━━ Supplied data

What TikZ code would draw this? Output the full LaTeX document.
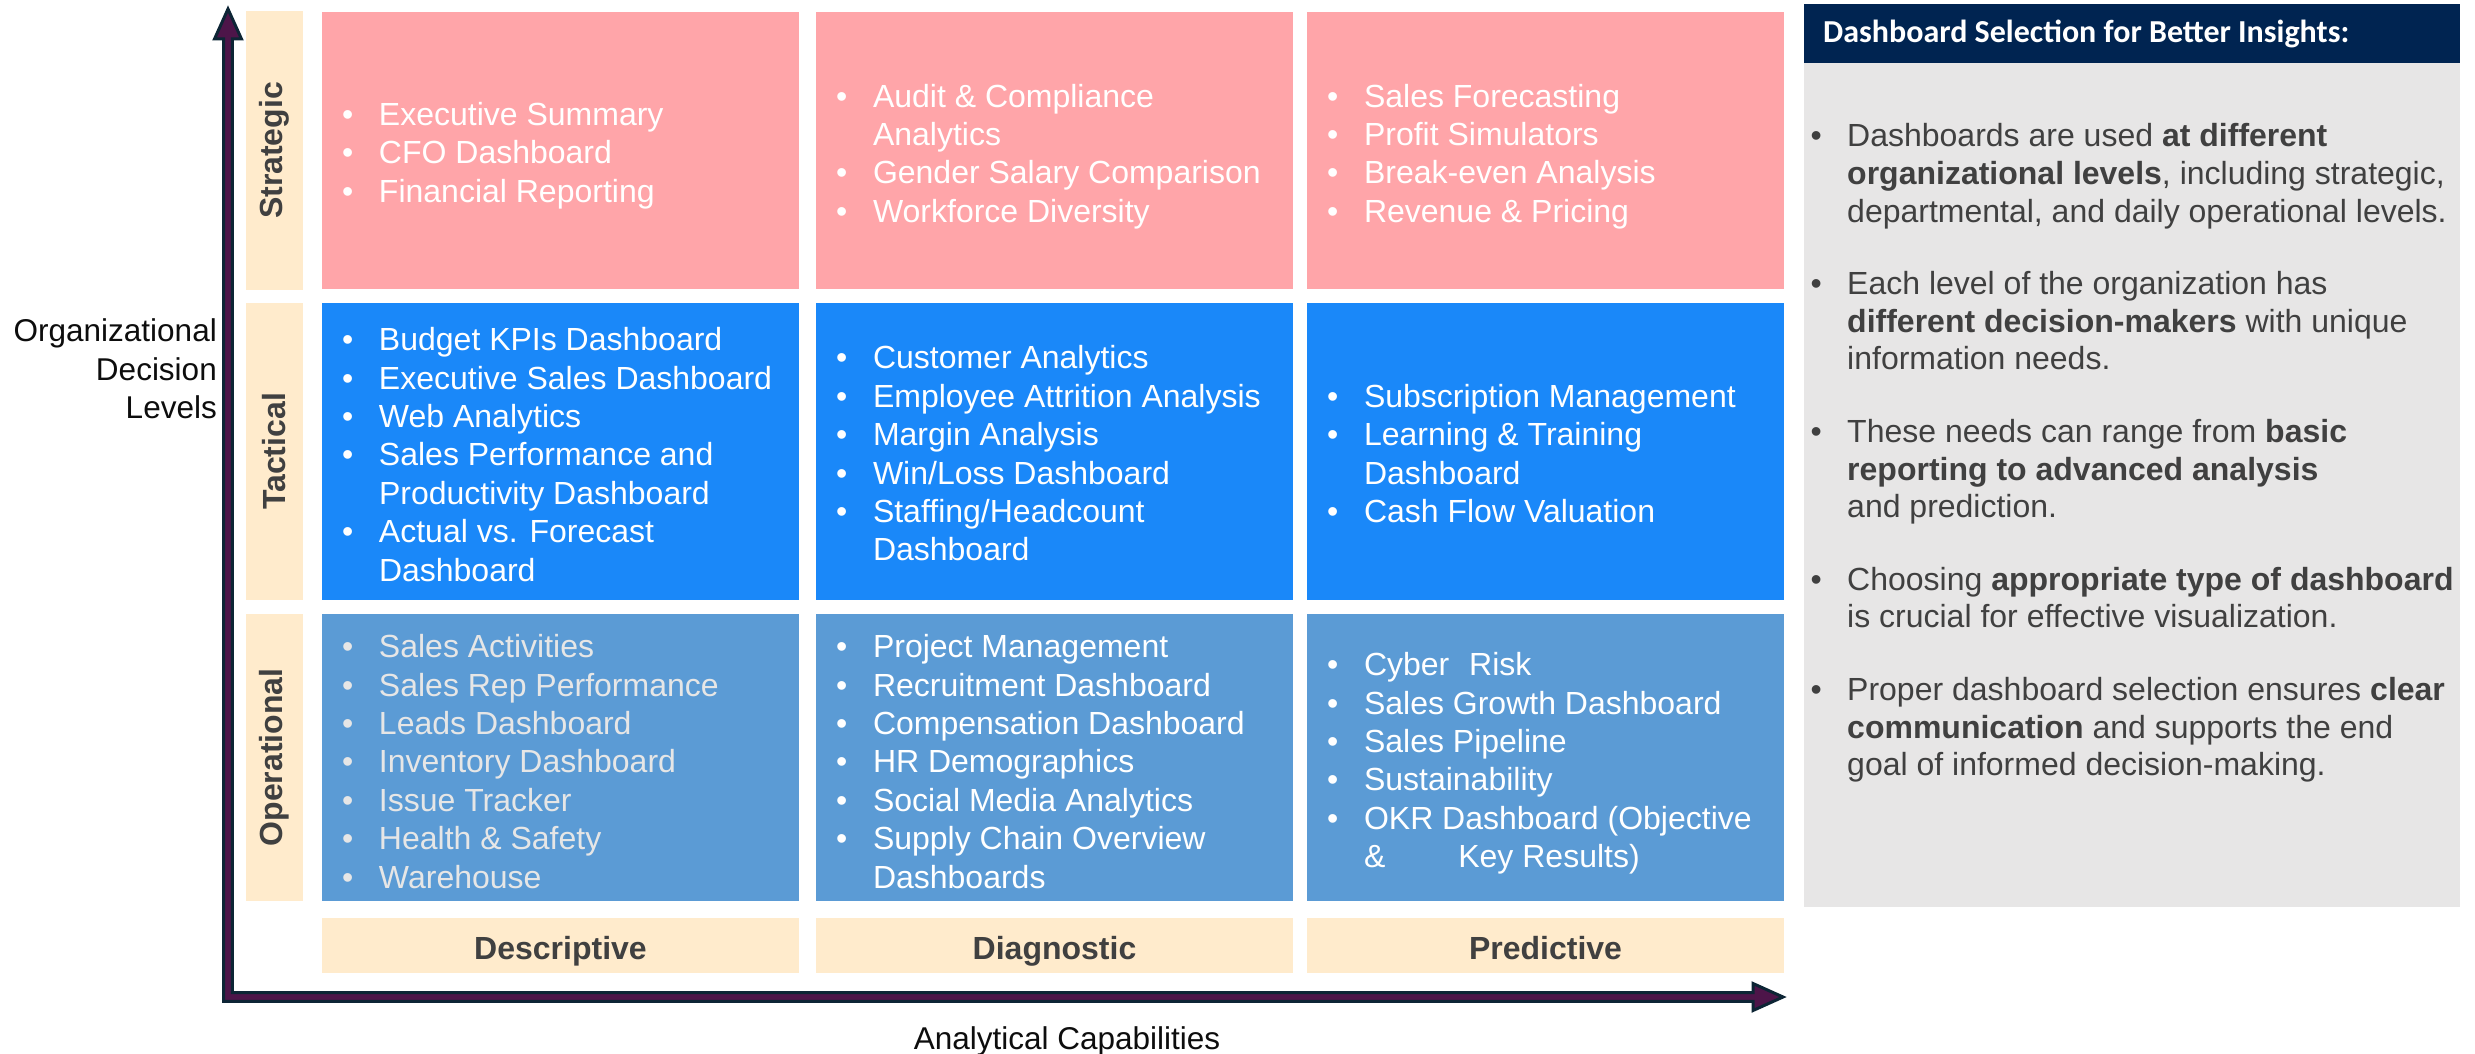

━━━━
━━ Supplied data

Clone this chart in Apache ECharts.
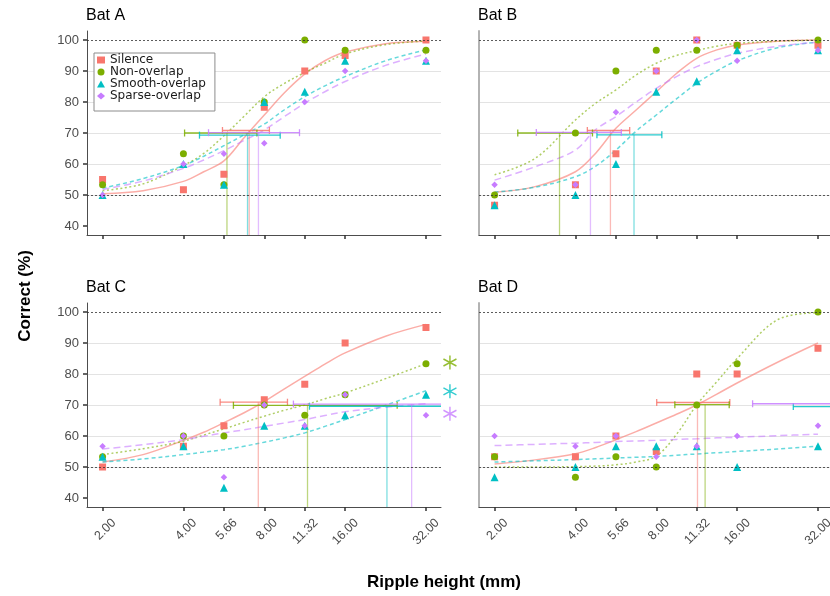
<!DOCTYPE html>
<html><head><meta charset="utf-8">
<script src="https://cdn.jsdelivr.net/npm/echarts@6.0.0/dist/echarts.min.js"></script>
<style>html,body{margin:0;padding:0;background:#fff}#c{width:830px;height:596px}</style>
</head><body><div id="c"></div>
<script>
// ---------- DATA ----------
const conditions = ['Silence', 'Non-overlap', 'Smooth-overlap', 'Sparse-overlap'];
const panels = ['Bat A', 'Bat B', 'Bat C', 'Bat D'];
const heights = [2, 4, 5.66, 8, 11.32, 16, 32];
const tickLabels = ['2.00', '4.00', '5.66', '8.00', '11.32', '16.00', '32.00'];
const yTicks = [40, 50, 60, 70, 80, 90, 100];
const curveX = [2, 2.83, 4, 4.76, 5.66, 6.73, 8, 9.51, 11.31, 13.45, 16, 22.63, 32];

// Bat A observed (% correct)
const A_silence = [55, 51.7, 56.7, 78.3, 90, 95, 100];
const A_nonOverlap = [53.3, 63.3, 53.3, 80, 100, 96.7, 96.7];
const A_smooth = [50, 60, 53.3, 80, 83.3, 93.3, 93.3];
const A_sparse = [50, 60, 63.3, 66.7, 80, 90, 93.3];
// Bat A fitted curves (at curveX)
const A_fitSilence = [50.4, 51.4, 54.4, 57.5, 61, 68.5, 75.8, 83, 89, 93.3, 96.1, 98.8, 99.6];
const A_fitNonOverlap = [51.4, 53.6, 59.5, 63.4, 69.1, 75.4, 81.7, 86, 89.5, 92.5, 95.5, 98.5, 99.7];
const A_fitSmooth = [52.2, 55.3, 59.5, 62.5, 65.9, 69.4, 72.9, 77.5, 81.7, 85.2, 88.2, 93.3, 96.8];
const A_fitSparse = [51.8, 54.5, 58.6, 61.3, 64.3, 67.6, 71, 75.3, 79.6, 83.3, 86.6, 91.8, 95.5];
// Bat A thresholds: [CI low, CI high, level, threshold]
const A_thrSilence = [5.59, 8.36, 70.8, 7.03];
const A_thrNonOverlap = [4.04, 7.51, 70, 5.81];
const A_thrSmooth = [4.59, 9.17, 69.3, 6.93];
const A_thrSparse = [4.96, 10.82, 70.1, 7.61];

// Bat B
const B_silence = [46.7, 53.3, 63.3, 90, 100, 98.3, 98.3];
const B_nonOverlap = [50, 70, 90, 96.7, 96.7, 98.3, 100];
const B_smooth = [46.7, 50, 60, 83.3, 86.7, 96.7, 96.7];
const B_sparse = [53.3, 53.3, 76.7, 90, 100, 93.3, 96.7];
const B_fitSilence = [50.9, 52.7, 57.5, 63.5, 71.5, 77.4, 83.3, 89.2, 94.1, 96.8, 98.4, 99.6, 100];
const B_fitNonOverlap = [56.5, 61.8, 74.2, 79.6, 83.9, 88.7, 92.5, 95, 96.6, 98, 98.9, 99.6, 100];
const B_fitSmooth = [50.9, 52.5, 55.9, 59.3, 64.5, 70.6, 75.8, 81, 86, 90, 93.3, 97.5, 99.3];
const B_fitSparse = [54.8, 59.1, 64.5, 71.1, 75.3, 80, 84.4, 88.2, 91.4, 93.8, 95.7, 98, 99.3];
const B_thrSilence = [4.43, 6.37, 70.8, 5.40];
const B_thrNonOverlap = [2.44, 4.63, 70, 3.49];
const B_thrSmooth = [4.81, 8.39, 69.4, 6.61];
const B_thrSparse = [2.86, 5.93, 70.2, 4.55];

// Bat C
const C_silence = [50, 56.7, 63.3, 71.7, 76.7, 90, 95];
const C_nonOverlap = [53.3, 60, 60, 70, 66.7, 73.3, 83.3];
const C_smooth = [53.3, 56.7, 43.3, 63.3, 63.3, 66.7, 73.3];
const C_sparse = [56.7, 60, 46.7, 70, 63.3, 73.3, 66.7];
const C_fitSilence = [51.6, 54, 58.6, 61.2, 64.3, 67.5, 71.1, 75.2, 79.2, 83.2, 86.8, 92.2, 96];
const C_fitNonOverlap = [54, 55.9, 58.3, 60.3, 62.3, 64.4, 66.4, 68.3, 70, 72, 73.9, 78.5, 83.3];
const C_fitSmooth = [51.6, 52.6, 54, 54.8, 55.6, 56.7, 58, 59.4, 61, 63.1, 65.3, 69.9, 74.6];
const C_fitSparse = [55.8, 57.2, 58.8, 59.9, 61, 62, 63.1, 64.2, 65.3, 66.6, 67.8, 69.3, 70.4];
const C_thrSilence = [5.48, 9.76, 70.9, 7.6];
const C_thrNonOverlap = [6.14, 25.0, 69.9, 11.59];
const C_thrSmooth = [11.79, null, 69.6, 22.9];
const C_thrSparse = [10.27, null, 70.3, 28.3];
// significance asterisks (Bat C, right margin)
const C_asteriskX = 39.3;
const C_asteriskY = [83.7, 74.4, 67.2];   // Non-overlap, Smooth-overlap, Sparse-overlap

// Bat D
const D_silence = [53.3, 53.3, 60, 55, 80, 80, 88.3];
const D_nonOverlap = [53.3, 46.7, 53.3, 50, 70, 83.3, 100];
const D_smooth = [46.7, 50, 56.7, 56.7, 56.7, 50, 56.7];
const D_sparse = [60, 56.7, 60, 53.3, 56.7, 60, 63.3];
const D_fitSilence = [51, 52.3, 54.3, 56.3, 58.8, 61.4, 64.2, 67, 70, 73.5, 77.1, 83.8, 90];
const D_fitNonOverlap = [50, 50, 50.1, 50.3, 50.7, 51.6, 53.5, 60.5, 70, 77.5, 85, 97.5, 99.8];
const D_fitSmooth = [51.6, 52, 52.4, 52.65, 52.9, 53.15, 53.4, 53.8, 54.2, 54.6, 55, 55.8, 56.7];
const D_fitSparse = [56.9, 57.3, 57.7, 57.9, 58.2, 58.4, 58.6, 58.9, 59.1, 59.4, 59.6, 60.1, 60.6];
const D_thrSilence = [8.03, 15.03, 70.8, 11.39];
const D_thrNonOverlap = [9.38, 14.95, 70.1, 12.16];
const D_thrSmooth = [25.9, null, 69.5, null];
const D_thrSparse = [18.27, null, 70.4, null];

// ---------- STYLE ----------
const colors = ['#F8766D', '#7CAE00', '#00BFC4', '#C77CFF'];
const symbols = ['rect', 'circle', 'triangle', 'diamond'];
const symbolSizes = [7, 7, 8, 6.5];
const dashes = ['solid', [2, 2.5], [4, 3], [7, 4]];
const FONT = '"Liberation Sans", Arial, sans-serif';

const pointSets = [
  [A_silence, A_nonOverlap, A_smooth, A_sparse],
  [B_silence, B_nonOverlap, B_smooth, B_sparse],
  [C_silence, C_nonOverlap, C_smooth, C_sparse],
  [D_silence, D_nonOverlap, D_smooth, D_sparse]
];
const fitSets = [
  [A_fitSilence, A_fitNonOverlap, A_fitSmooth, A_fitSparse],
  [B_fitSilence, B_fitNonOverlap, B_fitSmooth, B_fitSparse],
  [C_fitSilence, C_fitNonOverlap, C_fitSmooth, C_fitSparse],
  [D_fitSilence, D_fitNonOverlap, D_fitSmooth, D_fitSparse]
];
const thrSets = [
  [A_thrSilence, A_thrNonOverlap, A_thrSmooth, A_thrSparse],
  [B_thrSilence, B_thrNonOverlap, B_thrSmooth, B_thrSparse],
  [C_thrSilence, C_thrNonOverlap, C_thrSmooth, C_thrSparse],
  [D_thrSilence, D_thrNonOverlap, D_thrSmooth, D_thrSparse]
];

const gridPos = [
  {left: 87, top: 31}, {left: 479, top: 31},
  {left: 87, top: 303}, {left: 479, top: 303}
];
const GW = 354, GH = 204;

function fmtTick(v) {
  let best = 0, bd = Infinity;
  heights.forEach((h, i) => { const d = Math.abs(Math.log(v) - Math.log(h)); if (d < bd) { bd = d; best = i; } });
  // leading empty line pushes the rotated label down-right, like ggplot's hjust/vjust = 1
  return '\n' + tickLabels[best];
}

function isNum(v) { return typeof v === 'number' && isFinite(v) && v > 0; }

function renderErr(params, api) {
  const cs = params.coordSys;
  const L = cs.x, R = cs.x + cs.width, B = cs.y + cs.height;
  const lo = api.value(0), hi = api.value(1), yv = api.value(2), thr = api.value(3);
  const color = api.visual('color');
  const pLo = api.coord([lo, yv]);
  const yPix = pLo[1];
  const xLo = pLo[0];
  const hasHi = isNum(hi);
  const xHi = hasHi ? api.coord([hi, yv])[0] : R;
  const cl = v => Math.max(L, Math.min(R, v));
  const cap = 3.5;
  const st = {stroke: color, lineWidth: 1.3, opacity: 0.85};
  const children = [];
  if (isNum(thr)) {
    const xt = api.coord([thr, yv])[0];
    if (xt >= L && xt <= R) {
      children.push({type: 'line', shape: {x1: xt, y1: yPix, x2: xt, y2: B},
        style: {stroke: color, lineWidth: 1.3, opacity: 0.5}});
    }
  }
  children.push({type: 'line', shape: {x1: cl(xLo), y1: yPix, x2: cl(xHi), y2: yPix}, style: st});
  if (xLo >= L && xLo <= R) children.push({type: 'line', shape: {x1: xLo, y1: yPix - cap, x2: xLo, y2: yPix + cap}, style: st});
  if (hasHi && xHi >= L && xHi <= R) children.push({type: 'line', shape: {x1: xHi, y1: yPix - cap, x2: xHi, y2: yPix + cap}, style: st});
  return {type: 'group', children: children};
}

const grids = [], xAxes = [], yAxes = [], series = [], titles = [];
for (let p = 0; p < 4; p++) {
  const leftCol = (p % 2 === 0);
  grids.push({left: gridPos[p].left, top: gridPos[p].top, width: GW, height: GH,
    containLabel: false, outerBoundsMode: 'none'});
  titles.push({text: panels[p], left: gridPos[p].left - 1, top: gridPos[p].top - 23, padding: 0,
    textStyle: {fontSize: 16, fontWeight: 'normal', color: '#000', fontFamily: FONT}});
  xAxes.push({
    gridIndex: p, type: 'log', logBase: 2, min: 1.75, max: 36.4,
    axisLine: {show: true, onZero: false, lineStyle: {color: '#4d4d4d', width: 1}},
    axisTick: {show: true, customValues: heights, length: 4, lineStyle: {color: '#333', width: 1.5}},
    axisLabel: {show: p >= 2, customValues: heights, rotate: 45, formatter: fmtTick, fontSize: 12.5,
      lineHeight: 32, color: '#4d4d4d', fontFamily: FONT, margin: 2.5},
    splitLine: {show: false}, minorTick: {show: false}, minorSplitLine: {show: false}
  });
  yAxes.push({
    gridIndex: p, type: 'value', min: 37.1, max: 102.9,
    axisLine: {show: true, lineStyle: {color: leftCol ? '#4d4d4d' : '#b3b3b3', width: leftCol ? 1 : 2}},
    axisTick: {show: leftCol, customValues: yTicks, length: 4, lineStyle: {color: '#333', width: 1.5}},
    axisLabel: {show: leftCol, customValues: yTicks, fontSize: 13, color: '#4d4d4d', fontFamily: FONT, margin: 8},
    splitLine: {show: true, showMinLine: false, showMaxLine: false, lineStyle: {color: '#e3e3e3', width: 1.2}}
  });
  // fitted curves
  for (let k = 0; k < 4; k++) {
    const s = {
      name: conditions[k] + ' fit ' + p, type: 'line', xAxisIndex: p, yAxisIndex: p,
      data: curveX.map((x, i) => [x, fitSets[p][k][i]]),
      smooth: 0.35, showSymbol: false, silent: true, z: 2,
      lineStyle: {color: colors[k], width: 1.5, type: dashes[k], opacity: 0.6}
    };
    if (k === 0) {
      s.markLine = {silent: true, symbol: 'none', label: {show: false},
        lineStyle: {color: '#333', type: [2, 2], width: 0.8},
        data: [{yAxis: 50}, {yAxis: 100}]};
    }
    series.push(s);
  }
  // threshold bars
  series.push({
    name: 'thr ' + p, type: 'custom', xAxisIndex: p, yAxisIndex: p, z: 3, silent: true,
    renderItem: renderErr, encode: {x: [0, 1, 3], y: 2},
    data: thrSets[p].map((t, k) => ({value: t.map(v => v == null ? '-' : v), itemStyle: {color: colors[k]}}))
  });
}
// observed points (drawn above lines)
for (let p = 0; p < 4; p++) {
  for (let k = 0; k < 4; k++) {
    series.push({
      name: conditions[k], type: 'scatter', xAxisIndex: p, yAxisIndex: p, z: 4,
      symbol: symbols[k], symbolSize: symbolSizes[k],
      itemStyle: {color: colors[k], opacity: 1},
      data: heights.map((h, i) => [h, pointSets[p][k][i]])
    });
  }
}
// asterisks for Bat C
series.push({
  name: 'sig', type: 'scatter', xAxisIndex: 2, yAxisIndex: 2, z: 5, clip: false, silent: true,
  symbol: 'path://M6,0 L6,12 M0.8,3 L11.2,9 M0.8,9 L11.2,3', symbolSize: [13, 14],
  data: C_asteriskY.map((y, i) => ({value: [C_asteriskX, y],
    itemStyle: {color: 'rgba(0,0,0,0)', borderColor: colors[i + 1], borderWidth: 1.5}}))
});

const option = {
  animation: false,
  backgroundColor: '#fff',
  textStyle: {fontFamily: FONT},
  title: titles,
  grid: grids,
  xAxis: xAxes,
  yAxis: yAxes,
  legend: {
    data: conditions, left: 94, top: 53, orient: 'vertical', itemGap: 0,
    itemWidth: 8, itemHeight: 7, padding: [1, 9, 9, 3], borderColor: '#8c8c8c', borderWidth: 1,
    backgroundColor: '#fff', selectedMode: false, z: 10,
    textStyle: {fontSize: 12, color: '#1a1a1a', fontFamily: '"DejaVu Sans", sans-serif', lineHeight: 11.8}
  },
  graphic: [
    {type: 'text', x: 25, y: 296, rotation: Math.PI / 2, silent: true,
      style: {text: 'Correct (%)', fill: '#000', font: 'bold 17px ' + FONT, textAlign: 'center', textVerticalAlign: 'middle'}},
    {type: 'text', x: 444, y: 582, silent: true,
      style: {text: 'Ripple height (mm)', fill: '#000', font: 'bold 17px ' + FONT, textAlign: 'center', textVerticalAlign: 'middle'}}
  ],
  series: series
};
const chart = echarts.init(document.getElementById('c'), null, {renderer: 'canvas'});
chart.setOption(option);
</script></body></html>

━━━━

→ Short problem
Copy out, exactly, every line from the one that contains "Clone this chart in Apache ECharts." through the one that contains "16, 22.63, 32];". Pictures stay out of the copy.

→ Solution
Clone this chart in Apache ECharts.
<!DOCTYPE html>
<html><head><meta charset="utf-8">
<script src="https://cdn.jsdelivr.net/npm/echarts@6.0.0/dist/echarts.min.js"></script>
<style>html,body{margin:0;padding:0;background:#fff}#c{width:830px;height:596px}</style>
</head><body><div id="c"></div>
<script>
// ---------- DATA ----------
const conditions = ['Silence', 'Non-overlap', 'Smooth-overlap', 'Sparse-overlap'];
const panels = ['Bat A', 'Bat B', 'Bat C', 'Bat D'];
const heights = [2, 4, 5.66, 8, 11.32, 16, 32];
const tickLabels = ['2.00', '4.00', '5.66', '8.00', '11.32', '16.00', '32.00'];
const yTicks = [40, 50, 60, 70, 80, 90, 100];
const curveX = [2, 2.83, 4, 4.76, 5.66, 6.73, 8, 9.51, 11.31, 13.45, 16, 22.63, 32];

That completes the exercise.